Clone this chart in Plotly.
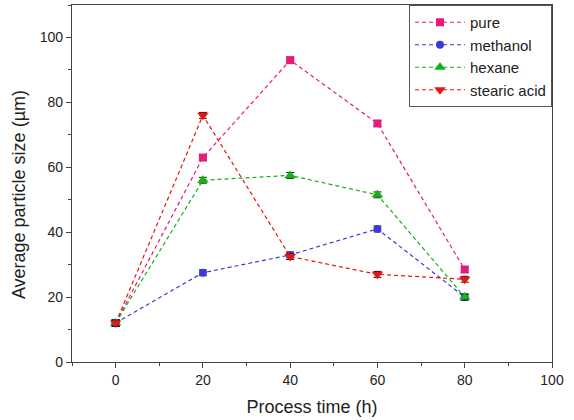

---

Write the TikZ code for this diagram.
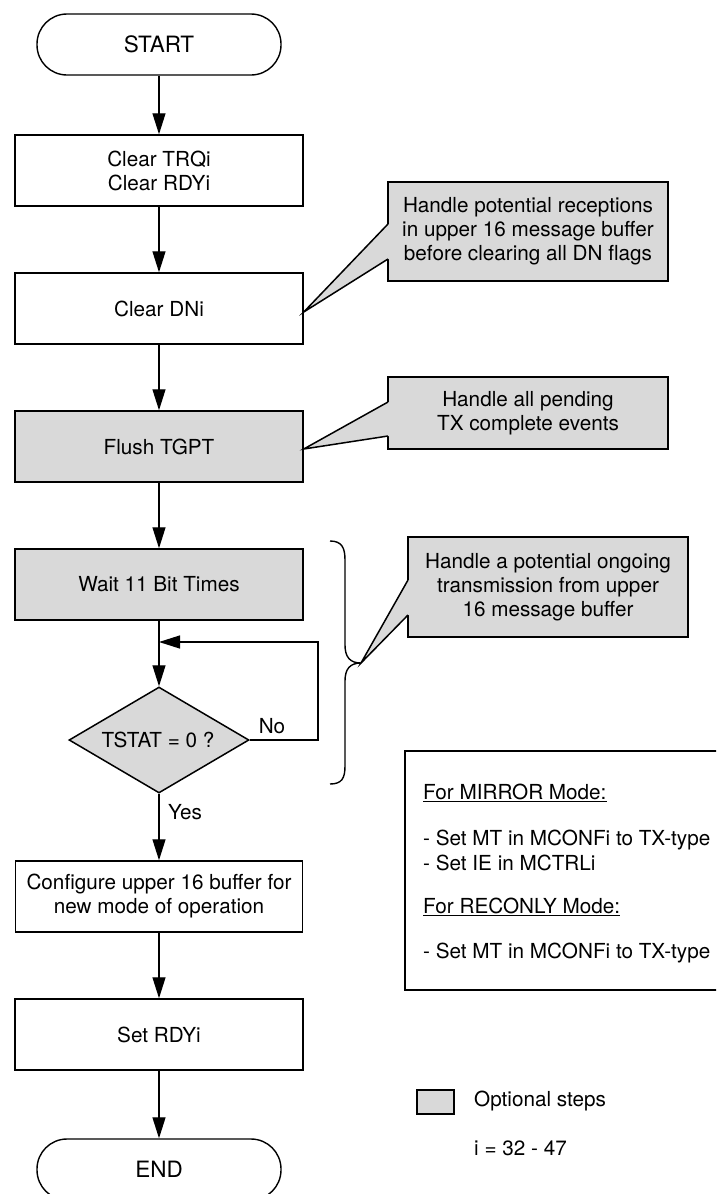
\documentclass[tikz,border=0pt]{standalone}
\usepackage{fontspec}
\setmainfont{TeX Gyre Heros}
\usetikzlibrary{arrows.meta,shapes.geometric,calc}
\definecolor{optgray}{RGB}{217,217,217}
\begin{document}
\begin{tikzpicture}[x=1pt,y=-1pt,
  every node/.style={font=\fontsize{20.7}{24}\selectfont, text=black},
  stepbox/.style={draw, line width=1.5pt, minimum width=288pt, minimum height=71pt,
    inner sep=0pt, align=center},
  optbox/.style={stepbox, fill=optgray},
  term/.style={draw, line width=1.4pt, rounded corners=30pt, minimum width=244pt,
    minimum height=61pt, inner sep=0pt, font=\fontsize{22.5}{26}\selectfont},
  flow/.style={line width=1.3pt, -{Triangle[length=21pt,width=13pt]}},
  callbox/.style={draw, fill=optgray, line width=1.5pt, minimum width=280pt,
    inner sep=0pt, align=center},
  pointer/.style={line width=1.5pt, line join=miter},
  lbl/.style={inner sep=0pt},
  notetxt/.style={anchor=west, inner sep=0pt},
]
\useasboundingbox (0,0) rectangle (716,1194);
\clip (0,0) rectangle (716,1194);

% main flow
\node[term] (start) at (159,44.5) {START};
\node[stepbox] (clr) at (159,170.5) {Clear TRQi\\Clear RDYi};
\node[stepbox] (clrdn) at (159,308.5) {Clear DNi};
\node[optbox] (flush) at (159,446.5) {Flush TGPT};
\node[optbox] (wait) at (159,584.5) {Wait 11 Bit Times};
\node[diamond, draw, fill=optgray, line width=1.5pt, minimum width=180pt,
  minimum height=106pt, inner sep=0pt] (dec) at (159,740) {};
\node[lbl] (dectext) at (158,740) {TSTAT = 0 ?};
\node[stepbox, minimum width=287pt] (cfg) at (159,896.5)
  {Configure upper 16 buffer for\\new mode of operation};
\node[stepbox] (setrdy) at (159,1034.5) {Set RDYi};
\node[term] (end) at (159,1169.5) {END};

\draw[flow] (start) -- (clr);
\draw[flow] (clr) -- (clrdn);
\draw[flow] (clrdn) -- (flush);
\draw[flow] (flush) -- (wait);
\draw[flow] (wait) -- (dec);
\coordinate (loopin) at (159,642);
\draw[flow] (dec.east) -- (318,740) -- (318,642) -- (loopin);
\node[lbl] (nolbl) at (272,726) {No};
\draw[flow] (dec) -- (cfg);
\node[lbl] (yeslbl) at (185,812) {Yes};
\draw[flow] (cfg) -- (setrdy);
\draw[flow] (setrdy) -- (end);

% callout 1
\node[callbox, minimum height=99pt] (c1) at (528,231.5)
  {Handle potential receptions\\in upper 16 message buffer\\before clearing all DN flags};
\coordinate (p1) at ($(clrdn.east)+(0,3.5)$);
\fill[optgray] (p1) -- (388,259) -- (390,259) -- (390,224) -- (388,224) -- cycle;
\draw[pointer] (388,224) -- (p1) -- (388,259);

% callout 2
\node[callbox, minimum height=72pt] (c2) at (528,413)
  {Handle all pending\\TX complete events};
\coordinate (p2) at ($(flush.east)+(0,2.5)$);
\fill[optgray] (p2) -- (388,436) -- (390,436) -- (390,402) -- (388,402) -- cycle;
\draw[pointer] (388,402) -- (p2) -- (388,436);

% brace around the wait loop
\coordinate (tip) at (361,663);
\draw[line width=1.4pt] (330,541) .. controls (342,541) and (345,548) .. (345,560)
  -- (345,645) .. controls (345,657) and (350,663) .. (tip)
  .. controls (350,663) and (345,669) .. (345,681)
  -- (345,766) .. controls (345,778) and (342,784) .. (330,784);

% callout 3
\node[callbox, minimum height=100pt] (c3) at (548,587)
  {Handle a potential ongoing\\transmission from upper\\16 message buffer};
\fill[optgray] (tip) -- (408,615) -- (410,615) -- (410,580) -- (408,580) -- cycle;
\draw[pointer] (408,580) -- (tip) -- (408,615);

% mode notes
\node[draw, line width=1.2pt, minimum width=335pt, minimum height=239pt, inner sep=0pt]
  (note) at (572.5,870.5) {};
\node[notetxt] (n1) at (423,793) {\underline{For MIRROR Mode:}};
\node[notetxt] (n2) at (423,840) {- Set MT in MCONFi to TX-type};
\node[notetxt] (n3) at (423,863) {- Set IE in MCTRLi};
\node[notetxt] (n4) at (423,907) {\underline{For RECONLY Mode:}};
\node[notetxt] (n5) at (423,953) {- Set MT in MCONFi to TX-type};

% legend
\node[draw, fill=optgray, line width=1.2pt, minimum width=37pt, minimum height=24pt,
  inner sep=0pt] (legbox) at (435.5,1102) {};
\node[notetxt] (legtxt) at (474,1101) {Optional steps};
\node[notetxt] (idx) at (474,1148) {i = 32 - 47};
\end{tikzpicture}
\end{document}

==

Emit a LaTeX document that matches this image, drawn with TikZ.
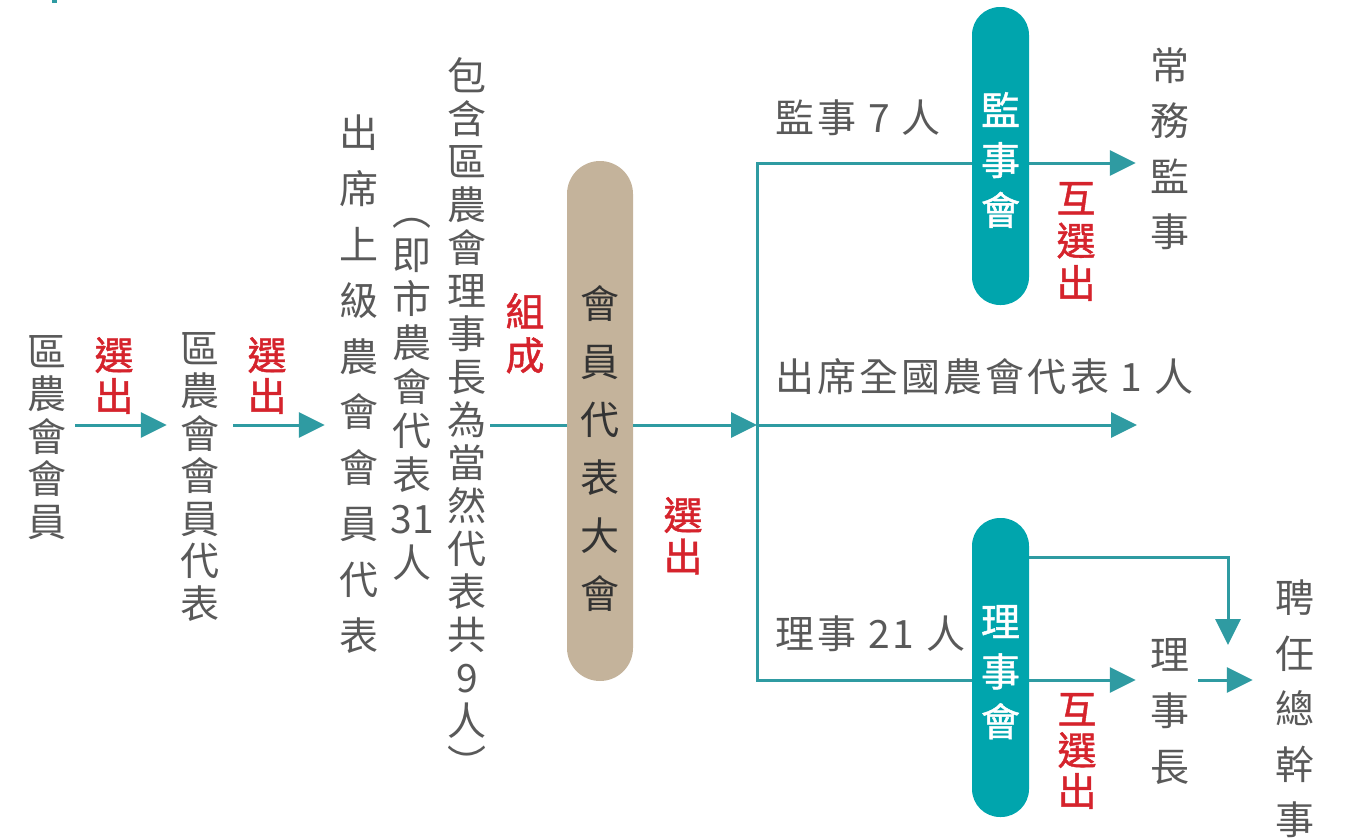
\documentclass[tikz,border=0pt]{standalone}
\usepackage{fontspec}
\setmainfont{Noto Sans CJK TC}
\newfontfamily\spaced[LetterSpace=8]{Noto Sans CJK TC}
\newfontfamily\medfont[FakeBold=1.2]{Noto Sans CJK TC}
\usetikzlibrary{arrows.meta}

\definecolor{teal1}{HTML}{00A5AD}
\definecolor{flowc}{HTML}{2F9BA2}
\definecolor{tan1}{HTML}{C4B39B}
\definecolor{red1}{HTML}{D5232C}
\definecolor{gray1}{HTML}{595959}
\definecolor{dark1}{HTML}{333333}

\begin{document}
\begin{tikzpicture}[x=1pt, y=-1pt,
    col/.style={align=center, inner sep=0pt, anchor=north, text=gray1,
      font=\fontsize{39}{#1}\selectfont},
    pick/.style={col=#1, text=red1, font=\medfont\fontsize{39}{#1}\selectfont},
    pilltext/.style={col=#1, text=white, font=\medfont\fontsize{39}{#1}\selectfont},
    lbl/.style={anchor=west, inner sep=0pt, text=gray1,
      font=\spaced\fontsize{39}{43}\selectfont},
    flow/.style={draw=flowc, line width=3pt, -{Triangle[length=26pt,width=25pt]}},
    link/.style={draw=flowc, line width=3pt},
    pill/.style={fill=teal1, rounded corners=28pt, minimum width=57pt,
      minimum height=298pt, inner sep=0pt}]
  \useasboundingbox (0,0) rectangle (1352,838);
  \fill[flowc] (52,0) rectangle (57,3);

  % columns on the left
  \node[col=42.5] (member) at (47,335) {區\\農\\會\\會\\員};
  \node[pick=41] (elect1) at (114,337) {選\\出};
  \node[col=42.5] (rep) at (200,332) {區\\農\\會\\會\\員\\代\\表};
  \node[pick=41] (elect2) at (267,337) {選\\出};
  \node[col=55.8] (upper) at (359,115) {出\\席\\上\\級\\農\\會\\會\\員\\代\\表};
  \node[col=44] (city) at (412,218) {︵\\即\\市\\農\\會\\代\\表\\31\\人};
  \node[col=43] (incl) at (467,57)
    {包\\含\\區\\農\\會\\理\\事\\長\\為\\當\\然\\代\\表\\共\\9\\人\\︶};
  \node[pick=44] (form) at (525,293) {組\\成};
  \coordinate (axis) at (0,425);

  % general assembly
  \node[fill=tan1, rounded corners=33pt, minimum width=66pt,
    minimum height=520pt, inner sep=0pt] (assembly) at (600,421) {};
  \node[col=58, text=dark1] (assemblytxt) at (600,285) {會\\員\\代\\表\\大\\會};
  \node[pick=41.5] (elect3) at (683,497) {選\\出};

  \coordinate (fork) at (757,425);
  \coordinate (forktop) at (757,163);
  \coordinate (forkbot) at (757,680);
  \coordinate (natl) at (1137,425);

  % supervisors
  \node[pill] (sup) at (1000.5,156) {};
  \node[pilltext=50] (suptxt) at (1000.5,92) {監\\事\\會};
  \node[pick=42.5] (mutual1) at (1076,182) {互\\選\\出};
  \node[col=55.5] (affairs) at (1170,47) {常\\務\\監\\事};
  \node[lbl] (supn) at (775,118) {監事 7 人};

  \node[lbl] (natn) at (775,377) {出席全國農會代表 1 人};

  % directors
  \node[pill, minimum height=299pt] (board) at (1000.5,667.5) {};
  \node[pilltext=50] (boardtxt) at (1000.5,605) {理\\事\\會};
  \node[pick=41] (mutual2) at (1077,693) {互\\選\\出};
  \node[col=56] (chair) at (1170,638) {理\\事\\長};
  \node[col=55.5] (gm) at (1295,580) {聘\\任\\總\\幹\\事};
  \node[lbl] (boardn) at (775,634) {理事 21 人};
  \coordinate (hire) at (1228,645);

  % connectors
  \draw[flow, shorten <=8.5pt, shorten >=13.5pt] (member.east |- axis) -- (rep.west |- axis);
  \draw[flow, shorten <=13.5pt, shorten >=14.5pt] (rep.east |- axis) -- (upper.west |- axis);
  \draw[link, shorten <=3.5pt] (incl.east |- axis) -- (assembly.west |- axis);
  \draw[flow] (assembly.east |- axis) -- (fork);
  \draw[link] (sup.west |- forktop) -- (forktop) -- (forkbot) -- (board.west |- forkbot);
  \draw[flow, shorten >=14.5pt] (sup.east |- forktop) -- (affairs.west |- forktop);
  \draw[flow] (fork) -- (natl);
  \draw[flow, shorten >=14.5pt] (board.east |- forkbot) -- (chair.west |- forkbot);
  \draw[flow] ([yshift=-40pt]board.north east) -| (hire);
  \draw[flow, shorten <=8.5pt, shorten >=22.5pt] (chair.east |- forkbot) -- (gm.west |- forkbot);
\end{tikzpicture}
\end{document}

◆ Required task
Begin with the line that contains "Emit a LaTeX" and end with the line that contains "(52,0) rectangle (57,3);"; write out both and all lines between exactly, but no pictures.

◆ Full response
Emit a LaTeX document that matches this image, drawn with TikZ.
\documentclass[tikz,border=0pt]{standalone}
\usepackage{fontspec}
\setmainfont{Noto Sans CJK TC}
\newfontfamily\spaced[LetterSpace=8]{Noto Sans CJK TC}
\newfontfamily\medfont[FakeBold=1.2]{Noto Sans CJK TC}
\usetikzlibrary{arrows.meta}

\definecolor{teal1}{HTML}{00A5AD}
\definecolor{flowc}{HTML}{2F9BA2}
\definecolor{tan1}{HTML}{C4B39B}
\definecolor{red1}{HTML}{D5232C}
\definecolor{gray1}{HTML}{595959}
\definecolor{dark1}{HTML}{333333}

\begin{document}
\begin{tikzpicture}[x=1pt, y=-1pt,
    col/.style={align=center, inner sep=0pt, anchor=north, text=gray1,
      font=\fontsize{39}{#1}\selectfont},
    pick/.style={col=#1, text=red1, font=\medfont\fontsize{39}{#1}\selectfont},
    pilltext/.style={col=#1, text=white, font=\medfont\fontsize{39}{#1}\selectfont},
    lbl/.style={anchor=west, inner sep=0pt, text=gray1,
      font=\spaced\fontsize{39}{43}\selectfont},
    flow/.style={draw=flowc, line width=3pt, -{Triangle[length=26pt,width=25pt]}},
    link/.style={draw=flowc, line width=3pt},
    pill/.style={fill=teal1, rounded corners=28pt, minimum width=57pt,
      minimum height=298pt, inner sep=0pt}]
  \useasboundingbox (0,0) rectangle (1352,838);
  \fill[flowc] (52,0) rectangle (57,3);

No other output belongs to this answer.